> GIVEN EXERCISE
All lines holding the string "matplotlib" are to be shown.

[begin DATA SECTION]

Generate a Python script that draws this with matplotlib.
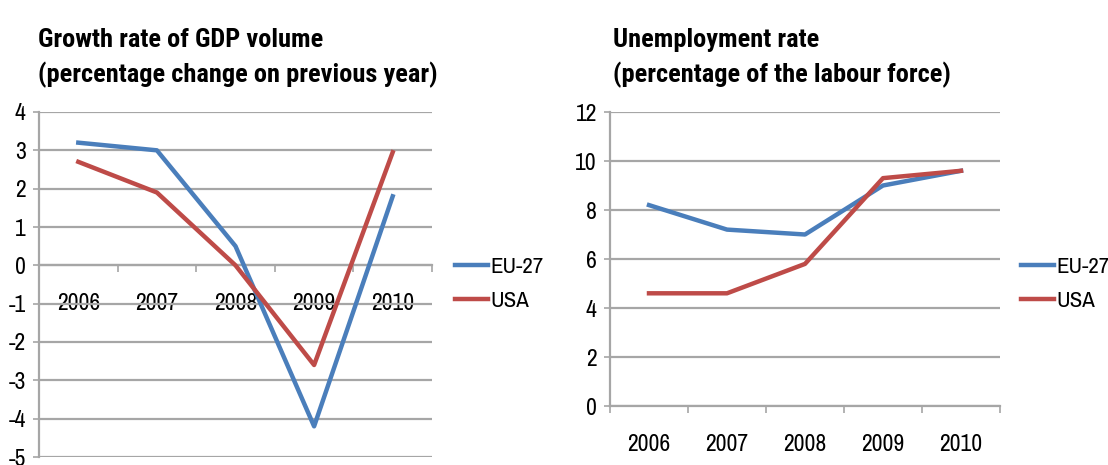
import matplotlib.pyplot as plt
import numpy as np

plt.rcParams['font.family'] = ['Archivo Narrow', 'Liberation Sans', 'DejaVu Sans']
plt.rcParams['axes.unicode_minus'] = False

years = ['2006', '2007', '2008', '2009', '2010']

# Growth rate of GDP volume
gdp_eu  = [3.2, 3.0, 0.5, -4.2, 1.8]
gdp_usa = [2.7, 1.9, 0.0, -2.6, 2.95]

# Unemployment rate
unemp_eu  = [8.2, 7.2, 7.0, 9.0, 9.6]
unemp_usa = [4.6, 4.6, 5.8, 9.3, 9.6]

blue = '#4A7EBB'
red = '#BE4B48'
grid_col = '#A6A6A6'
fs = 17
title_font = ['Roboto Condensed', 'Asap Condensed', 'Liberation Sans', 'DejaVu Sans']


def style_axes(ax, ymin, ymax, step, zero_spine):
    x = np.arange(len(years))
    ax.set_xlim(-0.5, len(years) - 0.5)
    ax.set_ylim(ymin, ymax)
    ax.set_yticks(np.arange(ymin, ymax + 0.01, step))
    ax.set_xticks(x)
    ax.set_xticklabels(years)
    ax.set_xticks(np.arange(-0.5, len(years), 1), minor=True)
    ax.grid(axis='y', color=grid_col, linewidth=1.6, zorder=0)
    ax.set_axisbelow(True)
    for s in ['top', 'right']:
        ax.spines[s].set_visible(False)
    for s in ['left', 'bottom']:
        ax.spines[s].set_color(grid_col)
        ax.spines[s].set_linewidth(1.6)
    if zero_spine:
        ax.spines['bottom'].set_position(('data', 0))
    ax.tick_params(axis='x', which='major', length=0, pad=20, labelsize=fs)
    ax.tick_params(axis='x', which='minor', length=5, width=1.2, color=grid_col, direction='out')
    ax.tick_params(axis='y', length=4.5, width=1.2, color=grid_col, labelsize=fs, pad=5)


def add_legend(ax, x0):
    ax.legend(loc='center left', bbox_to_anchor=(x0 / 1108, (465 - 284) / 465),
              bbox_transform=fig.transFigure, frameon=False, fontsize=16.5,
              handlelength=1.45, handletextpad=0.1, labelspacing=0.65,
              borderpad=0, borderaxespad=0)


fig = plt.figure(figsize=(11.08, 4.65), dpi=100)
x = np.arange(len(years))

ax1 = fig.add_axes([39 / 1108, 8 / 465, 393 / 1108, 345 / 465])
ax1.plot(x, gdp_eu, color=blue, linewidth=3.2, label='EU-27', zorder=3)
ax1.plot(x, gdp_usa, color=red, linewidth=3.2, label='USA', zorder=3)
style_axes(ax1, -5, 4, 1, True)
add_legend(ax1, 455)

ax2 = fig.add_axes([610 / 1108, 59 / 465, 390 / 1108, 294 / 465])
ax2.plot(x, unemp_eu, color=blue, linewidth=3.2, label='EU-27', zorder=3)
ax2.plot(x, unemp_usa, color=red, linewidth=3.2, label='USA', zorder=3)
style_axes(ax2, 0, 12, 2, False)
add_legend(ax2, 1021)

fig.text(38 / 1108, 1 - 82 / 465, 'Growth rate of GDP volume\n(percentage change on previous year)',
         fontsize=19, fontweight='bold', family=title_font,
         ha='left', va='baseline', linespacing=1.45)
fig.text(613 / 1108, 1 - 82 / 465, 'Unemployment rate\n(percentage of the labour force)',
         fontsize=19, fontweight='bold', family=title_font,
         ha='left', va='baseline', linespacing=1.45)

fig.savefig('out.png', dpi=100)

[end DATA SECTION]

> TASK OUTPUT
Generate a Python script that draws this with matplotlib.
import matplotlib.pyplot as plt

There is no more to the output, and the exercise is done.